The banks would also agree to reforms, as part of the practice of "deferred prosecution" that Obama has continued from the Bush era. Back-room wrangling between Wall Street giants and the SEC or DOJ have shown great tolerance of the reckless behavior that drove the US economy into the ditch.
With banks paying fines that represent small portions of their annual profit totals, the settlements have been considered a nicely manageable cost of doing business. But with a preponderance of industry flacks winding up regulating themselves, public outrage hit new highs this fall.
Finally, we saw NY District Court judge Jed Rakoff change course, infuriated that courts and federal agencies have simply stopped bothering to determine whether or not crimes were committed as they approved a profusion of immunity deals. As a result, Citigroup was instructed to prove their innocence in court risking a lutitude of investor lawsuits should they lose.
Is Anybody Here Sane?
NY Attorney General Eric Schneiderman has been leading the charge to conduct thorough investigations before negotiating away the people's right to prosecute. Since last August he has opposed Obama's proposed settlement with Citigroup, Bank of America, JPMorgan Chase, Wells Fargo and Ally Financial for robo-signing, an unauthorized practice that had become so common, authorities stopped caring.
The Revolving Door at Holder's DOJ
As it happens, four of the five banks involved in the settlement were clients of the DC law firm where both Attorney General Eric Holder and Lanny Breuer, the current head of the DOJ's criminal division, were partners. Reuters and Huffington Post report here that Holder opposed investigations into robosigning despite receiving ample evidence of forged or suspect documents going back to 2010, the same year deputies under both Holder and Breuer went back to work for to the same law firm.
Brokered by a 50-state panel of Attorneys General, the robosigning settlement talks ground to a halt when Schneiderman objected to the immunity provisions, seeking to preserve NY's rights to criminally prosecute, but also trying to tie together loan origination and securitization fraud allegations onto the same inquiry.
Upholding the rule of law is our best weapon in preventing future economic catastrophe, strongly dissuading criminal or reckless activity, seeking full reparations for victims instead of partial reimbursements and policing an industry plagued by government-industry incest and pay-for-play at the highest levels.
For taking his job seriously, NY's Eric Schneiderman was booted from the panel, but was later joined by AGs from five other states, most of whom have filed related lawsuits: Kamala Harris (CA), Martha Coakley (MA), Catherine Cortez Masto (NV), Jack Conway (KY) and Beau Biden (DE).
These rogue AGs met January 10, to share notes with some nine other AGs said to be upset with the slow pace of the federal negotiations and the tin ear of the Obama administration. Attending were representatives from NH, HI, MO, MI, MD, MN, OR and MT. Biden's Deputy AG Ian McConnel suggested the "50 state" AG panel was not truly representing the concerns of all the Attorneys General being asked to sign off on the deal. Follow up meetings were also in the planning, according to Huffington Post coverage.

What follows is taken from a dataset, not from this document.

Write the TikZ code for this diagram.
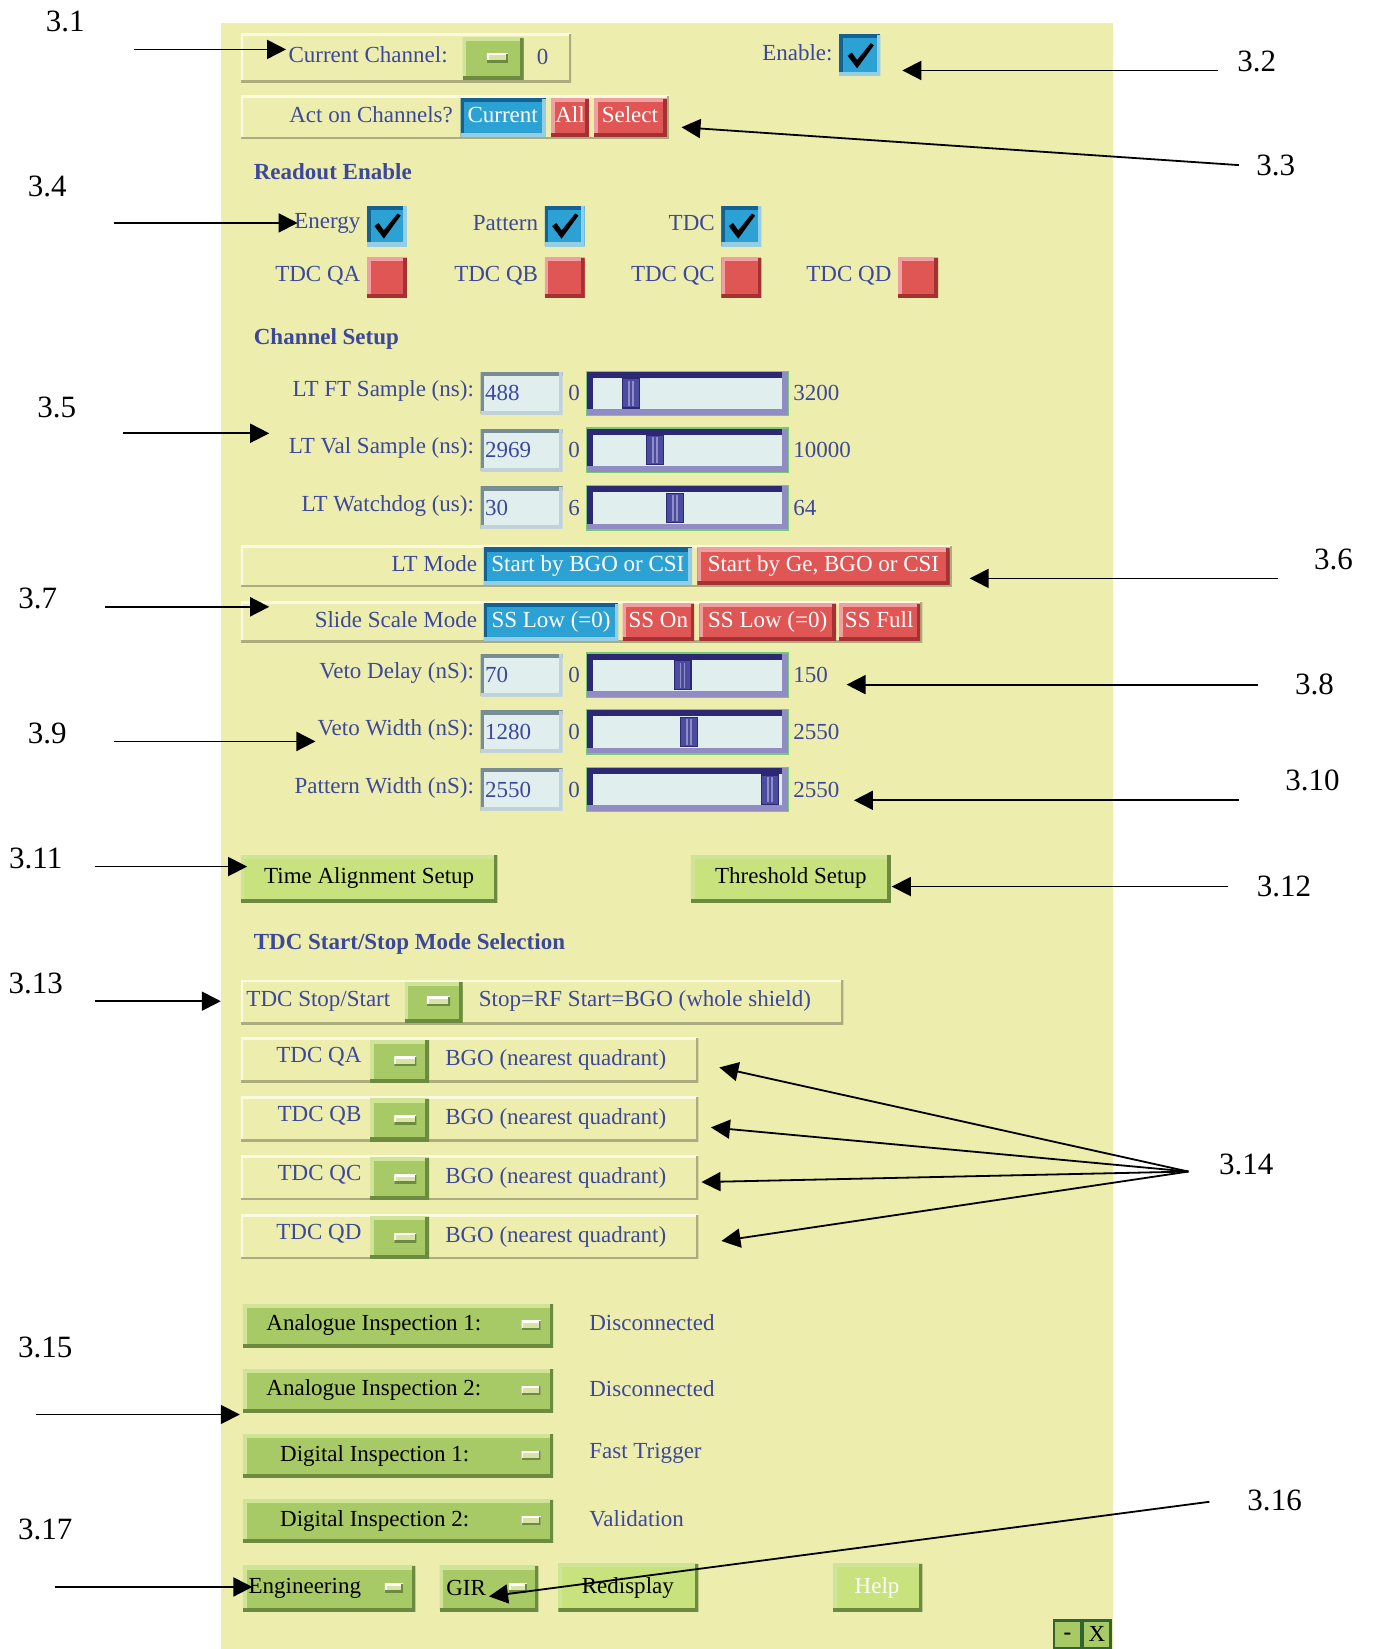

It's possible news of an impending settlement came down because the administration felt Schneiderman, Harris and the rogue AGs were leading a growing exodus of other AGs. The stepped-up timetable may be forcing dozens of AGs to hurriedly pick sides in a showdown.
AM radio reports in NYC today suggested New York might 'lose it's share of the pie' because Schneiderman was not onboard. The WSJ spin is palpable, laughably describing the development as a "settlement of an investigation" although no investigation actually has taken place (can you 'settle' an investigation?). The WSJ would have New Yorkers believe we are lucky that the banks are offering back a fraction of the money taken through deceptive practice.
From a law and order perspective, Obama's settlement deal is horrid but it also just looks bad - the Obama administration clearly has favored banks from the outset - and seeks from them the corporate campaign donations that are expected to shatter records this fall.